### Provided data

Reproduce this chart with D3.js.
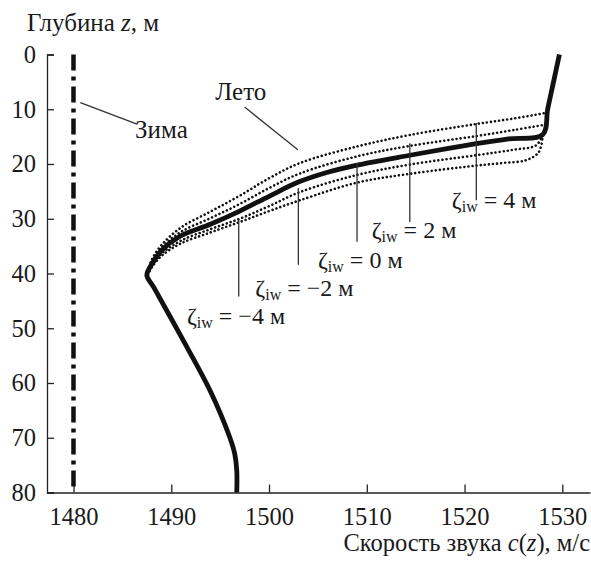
<!DOCTYPE html>
<html>
<head>
<meta charset="utf-8">
<script src="https://cdn.jsdelivr.net/npm/d3@7"></script>
<style>
  body { margin: 0; background: #fff; }
</style>
</head>
<body>
<div id="chart"></div>
<script>
// Профили скорости звука: [c, z]
const winterC = 1480;
const depthTicks = [0, 10, 20, 30, 40, 50, 60, 70, 80];
const speedTicks = [1480, 1490, 1500, 1510, 1520, 1530];

// Лето, zeta_iw = 0 (жирная линия)
const summer0 = [
  [1529.7, 0], [1529.1, 5], [1528.5, 10], [1528.0, 14.6], [1524.5, 15.4],
  [1521.2, 16.3], [1518.5, 17.1], [1514.4, 18.4], [1509.0, 20.2], [1506.0, 21.5],
  [1503.0, 23.3], [1500.0, 25.9], [1497.0, 28.6], [1494.0, 31.0], [1490.9, 33.2],
  [1489.0, 35.8], [1488.0, 38.3], [1487.5, 40.3], [1488.2, 42.5], [1491.0, 51.5],
  [1494.0, 61.5], [1496.0, 70.0], [1496.5, 73.0], [1496.7, 76.0], [1496.7, 80.0]
];
// пунктирные профили для других zeta_iw
const summerP4 = [
  [1528.5, 10.6], [1525.0, 11.7], [1521.2, 12.7], [1514.4, 14.7], [1509.0, 16.8],
  [1503.2, 19.8], [1500.0, 22.6], [1497.0, 25.8], [1494.0, 28.7], [1491.0, 31.6],
  [1489.0, 34.8], [1488.0, 37.5], [1487.6, 39.5]
];
const summerP2 = [
  [1528.3, 12.8], [1525.0, 13.8], [1521.2, 14.9], [1514.4, 16.7], [1509.0, 18.6],
  [1503.2, 21.7], [1500.0, 24.4], [1497.0, 27.3], [1494.0, 29.9], [1491.0, 32.4],
  [1489.0, 35.3], [1488.0, 37.9], [1487.6, 39.8]
];
const summerM2 = [
  [1528.0, 14.8], [1527.3, 16.6], [1525.0, 17.4], [1521.2, 18.4], [1514.4, 20.1],
  [1509.0, 22.0], [1503.2, 25.1], [1500.0, 27.7], [1497.0, 30.0], [1494.0, 31.9],
  [1491.0, 34.0], [1489.0, 36.4], [1488.0, 38.7], [1487.6, 40.2]
];
const summerM4 = [
  [1528.0, 14.8], [1527.6, 17.8], [1526.3, 19.3], [1524.0, 19.8], [1521.2, 20.3],
  [1514.4, 21.8], [1509.0, 23.4], [1503.2, 26.6], [1500.0, 28.6], [1497.0, 30.6],
  [1494.0, 32.5], [1491.0, 34.5], [1489.0, 36.8], [1488.0, 38.9], [1487.6, 40.3]
];

// подписи zeta_iw: значение, линия-выноска (c, z1, z2), начало текста (c, z)
const zetaLabels = [
  { val: "4",  leadC: 1521.2, z1: 12.5, z2: 26.6, textC: 1518.7, textZ: 28.0 },
  { val: "2",  leadC: 1514.4, z1: 16.2, z2: 30.6, textC: 1510.5, textZ: 33.6 },
  { val: "0",  leadC: 1509.0, z1: 19.8, z2: 34.2, textC: 1505.0, textZ: 39.0 },
  { val: "−2", leadC: 1503.0, z1: 24.4, z2: 38.4, textC: 1498.6, textZ: 44.2 },
  { val: "−4", leadC: 1496.9, z1: 30.2, z2: 44.2, textC: 1491.6, textZ: 49.3 }
];

const FONT = '"Times New Roman", "Liberation Serif", serif';
const width = 591;
const height = 563;

const svg = d3.select("#chart")
  .append("svg")
  .attr("width", width)
  .attr("height", height)
  .attr("font-family", FONT);

const x = d3.scaleLinear().domain([1477.29, 1532.83]).range([47, 590]);
const y = d3.scaleLinear().domain([0, 80]).range([54.5, 492.5]);

// оси
const yAxis = svg.append("g")
  .attr("transform", `translate(${x.range()[0]},0)`)
  .call(d3.axisLeft(y).tickValues(depthTicks).tickSize(-7).tickSizeOuter(-7).tickPadding(11));

const xAxis = svg.append("g")
  .attr("transform", `translate(0,${y.range()[1]})`)
  .call(d3.axisBottom(x).tickValues(speedTicks).tickFormat(d3.format("d")).tickSize(-8).tickSizeOuter(0).tickPadding(15));

[yAxis, xAxis].forEach((g) => {
  g.attr("font-family", FONT).attr("font-size", 24.5);
  g.selectAll("path, line").attr("stroke", "#222").attr("stroke-width", 1.3);
  g.selectAll("text").attr("fill", "#1a1a1a");
});

// Зима
svg.append("line")
  .attr("x1", x(winterC)).attr("x2", x(winterC))
  .attr("y1", y(0)).attr("y2", y(80))
  .attr("stroke", "#111")
  .attr("stroke-width", 4.5)
  .attr("stroke-dasharray", "16,6,4,6");

const line = d3.line()
  .x((d) => x(d[0]))
  .y((d) => y(d[1]))
  .curve(d3.curveCatmullRom.alpha(0.5));

// пунктирные профили
[summerP4, summerP2, summerM2, summerM4].forEach((data) => {
  svg.append("path")
    .datum(data)
    .attr("fill", "none")
    .attr("stroke", "#111")
    .attr("stroke-width", 2.6)
    .attr("stroke-linecap", "round")
    .attr("stroke-dasharray", "0.01,4.1")
    .attr("d", line);
});

// основной летний профиль
svg.append("path")
  .datum(summer0)
  .attr("fill", "none")
  .attr("stroke", "#111")
  .attr("stroke-width", 4.8)
  .attr("stroke-linejoin", "round")
  .attr("d", line);

// выноски
function leader(c1, z1, c2, z2) {
  svg.append("line")
    .attr("x1", x(c1)).attr("y1", y(z1))
    .attr("x2", x(c2)).attr("y2", y(z2))
    .attr("stroke", "#333")
    .attr("stroke-width", 1.3);
}

function label(c, z, txt, size) {
  return svg.append("text")
    .attr("x", x(c)).attr("y", y(z))
    .attr("font-size", size)
    .attr("fill", "#1a1a1a")
    .text(txt);
}

leader(1480.7, 8.8, 1486.5, 12.7);
label(1486.3, 15.25, "Зима", 25);

leader(1497.5, 9.6, 1502.95, 17.4);
label(1494.5, 8.3, "Лето", 25);

zetaLabels.forEach((d) => {
  leader(d.leadC, d.z1, d.leadC, d.z2);
  const t = label(d.textC, d.textZ, null, 24);
  t.append("tspan").text("ζ");
  t.append("tspan").attr("dy", 4).attr("font-size", 16).text("iw");
  t.append("tspan").attr("dy", -4).text(` = ${d.val} м`);
});

// подписи осей
const yTitle = svg.append("text")
  .attr("x", 27).attr("y", y(0) - 23.5)
  .attr("font-size", 25)
  .attr("fill", "#1a1a1a");
yTitle.append("tspan").text("Глубина ");
yTitle.append("tspan").attr("font-style", "italic").text("z");
yTitle.append("tspan").text(", м");

const xTitle = svg.append("text")
  .attr("x", 590).attr("y", 551)
  .attr("text-anchor", "end")
  .attr("font-size", 24.5)
  .attr("fill", "#1a1a1a");
xTitle.append("tspan").text("Скорость звука ");
xTitle.append("tspan").attr("font-style", "italic").text("c");
xTitle.append("tspan").text("(");
xTitle.append("tspan").attr("font-style", "italic").text("z");
xTitle.append("tspan").text("), м/с");
</script>
</body>
</html>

### Brief
Quote the data above in full and without alteration; skip the pictures.

### Response to this exercise
Reproduce this chart with D3.js.
<!DOCTYPE html>
<html>
<head>
<meta charset="utf-8">
<script src="https://cdn.jsdelivr.net/npm/d3@7"></script>
<style>
  body { margin: 0; background: #fff; }
</style>
</head>
<body>
<div id="chart"></div>
<script>
// Профили скорости звука: [c, z]
const winterC = 1480;
const depthTicks = [0, 10, 20, 30, 40, 50, 60, 70, 80];
const speedTicks = [1480, 1490, 1500, 1510, 1520, 1530];

// Лето, zeta_iw = 0 (жирная линия)
const summer0 = [
  [1529.7, 0], [1529.1, 5], [1528.5, 10], [1528.0, 14.6], [1524.5, 15.4],
  [1521.2, 16.3], [1518.5, 17.1], [1514.4, 18.4], [1509.0, 20.2], [1506.0, 21.5],
  [1503.0, 23.3], [1500.0, 25.9], [1497.0, 28.6], [1494.0, 31.0], [1490.9, 33.2],
  [1489.0, 35.8], [1488.0, 38.3], [1487.5, 40.3], [1488.2, 42.5], [1491.0, 51.5],
  [1494.0, 61.5], [1496.0, 70.0], [1496.5, 73.0], [1496.7, 76.0], [1496.7, 80.0]
];
// пунктирные профили для других zeta_iw
const summerP4 = [
  [1528.5, 10.6], [1525.0, 11.7], [1521.2, 12.7], [1514.4, 14.7], [1509.0, 16.8],
  [1503.2, 19.8], [1500.0, 22.6], [1497.0, 25.8], [1494.0, 28.7], [1491.0, 31.6],
  [1489.0, 34.8], [1488.0, 37.5], [1487.6, 39.5]
];
const summerP2 = [
  [1528.3, 12.8], [1525.0, 13.8], [1521.2, 14.9], [1514.4, 16.7], [1509.0, 18.6],
  [1503.2, 21.7], [1500.0, 24.4], [1497.0, 27.3], [1494.0, 29.9], [1491.0, 32.4],
  [1489.0, 35.3], [1488.0, 37.9], [1487.6, 39.8]
];
const summerM2 = [
  [1528.0, 14.8], [1527.3, 16.6], [1525.0, 17.4], [1521.2, 18.4], [1514.4, 20.1],
  [1509.0, 22.0], [1503.2, 25.1], [1500.0, 27.7], [1497.0, 30.0], [1494.0, 31.9],
  [1491.0, 34.0], [1489.0, 36.4], [1488.0, 38.7], [1487.6, 40.2]
];
const summerM4 = [
  [1528.0, 14.8], [1527.6, 17.8], [1526.3, 19.3], [1524.0, 19.8], [1521.2, 20.3],
  [1514.4, 21.8], [1509.0, 23.4], [1503.2, 26.6], [1500.0, 28.6], [1497.0, 30.6],
  [1494.0, 32.5], [1491.0, 34.5], [1489.0, 36.8], [1488.0, 38.9], [1487.6, 40.3]
];

// подписи zeta_iw: значение, линия-выноска (c, z1, z2), начало текста (c, z)
const zetaLabels = [
  { val: "4",  leadC: 1521.2, z1: 12.5, z2: 26.6, textC: 1518.7, textZ: 28.0 },
  { val: "2",  leadC: 1514.4, z1: 16.2, z2: 30.6, textC: 1510.5, textZ: 33.6 },
  { val: "0",  leadC: 1509.0, z1: 19.8, z2: 34.2, textC: 1505.0, textZ: 39.0 },
  { val: "−2", leadC: 1503.0, z1: 24.4, z2: 38.4, textC: 1498.6, textZ: 44.2 },
  { val: "−4", leadC: 1496.9, z1: 30.2, z2: 44.2, textC: 1491.6, textZ: 49.3 }
];

const FONT = '"Times New Roman", "Liberation Serif", serif';
const width = 591;
const height = 563;

const svg = d3.select("#chart")
  .append("svg")
  .attr("width", width)
  .attr("height", height)
  .attr("font-family", FONT);

const x = d3.scaleLinear().domain([1477.29, 1532.83]).range([47, 590]);
const y = d3.scaleLinear().domain([0, 80]).range([54.5, 492.5]);

// оси
const yAxis = svg.append("g")
  .attr("transform", `translate(${x.range()[0]},0)`)
  .call(d3.axisLeft(y).tickValues(depthTicks).tickSize(-7).tickSizeOuter(-7).tickPadding(11));

const xAxis = svg.append("g")
  .attr("transform", `translate(0,${y.range()[1]})`)
  .call(d3.axisBottom(x).tickValues(speedTicks).tickFormat(d3.format("d")).tickSize(-8).tickSizeOuter(0).tickPadding(15));

[yAxis, xAxis].forEach((g) => {
  g.attr("font-family", FONT).attr("font-size", 24.5);
  g.selectAll("path, line").attr("stroke", "#222").attr("stroke-width", 1.3);
  g.selectAll("text").attr("fill", "#1a1a1a");
});

// Зима
svg.append("line")
  .attr("x1", x(winterC)).attr("x2", x(winterC))
  .attr("y1", y(0)).attr("y2", y(80))
  .attr("stroke", "#111")
  .attr("stroke-width", 4.5)
  .attr("stroke-dasharray", "16,6,4,6");

const line = d3.line()
  .x((d) => x(d[0]))
  .y((d) => y(d[1]))
  .curve(d3.curveCatmullRom.alpha(0.5));

// пунктирные профили
[summerP4, summerP2, summerM2, summerM4].forEach((data) => {
  svg.append("path")
    .datum(data)
    .attr("fill", "none")
    .attr("stroke", "#111")
    .attr("stroke-width", 2.6)
    .attr("stroke-linecap", "round")
    .attr("stroke-dasharray", "0.01,4.1")
    .attr("d", line);
});

// основной летний профиль
svg.append("path")
  .datum(summer0)
  .attr("fill", "none")
  .attr("stroke", "#111")
  .attr("stroke-width", 4.8)
  .attr("stroke-linejoin", "round")
  .attr("d", line);

// выноски
function leader(c1, z1, c2, z2) {
  svg.append("line")
    .attr("x1", x(c1)).attr("y1", y(z1))
    .attr("x2", x(c2)).attr("y2", y(z2))
    .attr("stroke", "#333")
    .attr("stroke-width", 1.3);
}

function label(c, z, txt, size) {
  return svg.append("text")
    .attr("x", x(c)).attr("y", y(z))
    .attr("font-size", size)
    .attr("fill", "#1a1a1a")
    .text(txt);
}

leader(1480.7, 8.8, 1486.5, 12.7);
label(1486.3, 15.25, "Зима", 25);

leader(1497.5, 9.6, 1502.95, 17.4);
label(1494.5, 8.3, "Лето", 25);

zetaLabels.forEach((d) => {
  leader(d.leadC, d.z1, d.leadC, d.z2);
  const t = label(d.textC, d.textZ, null, 24);
  t.append("tspan").text("ζ");
  t.append("tspan").attr("dy", 4).attr("font-size", 16).text("iw");
  t.append("tspan").attr("dy", -4).text(` = ${d.val} м`);
});

// подписи осей
const yTitle = svg.append("text")
  .attr("x", 27).attr("y", y(0) - 23.5)
  .attr("font-size", 25)
  .attr("fill", "#1a1a1a");
yTitle.append("tspan").text("Глубина ");
yTitle.append("tspan").attr("font-style", "italic").text("z");
yTitle.append("tspan").text(", м");

const xTitle = svg.append("text")
  .attr("x", 590).attr("y", 551)
  .attr("text-anchor", "end")
  .attr("font-size", 24.5)
  .attr("fill", "#1a1a1a");
xTitle.append("tspan").text("Скорость звука ");
xTitle.append("tspan").attr("font-style", "italic").text("c");
xTitle.append("tspan").text("(");
xTitle.append("tspan").attr("font-style", "italic").text("z");
xTitle.append("tspan").text("), м/с");
</script>
</body>
</html>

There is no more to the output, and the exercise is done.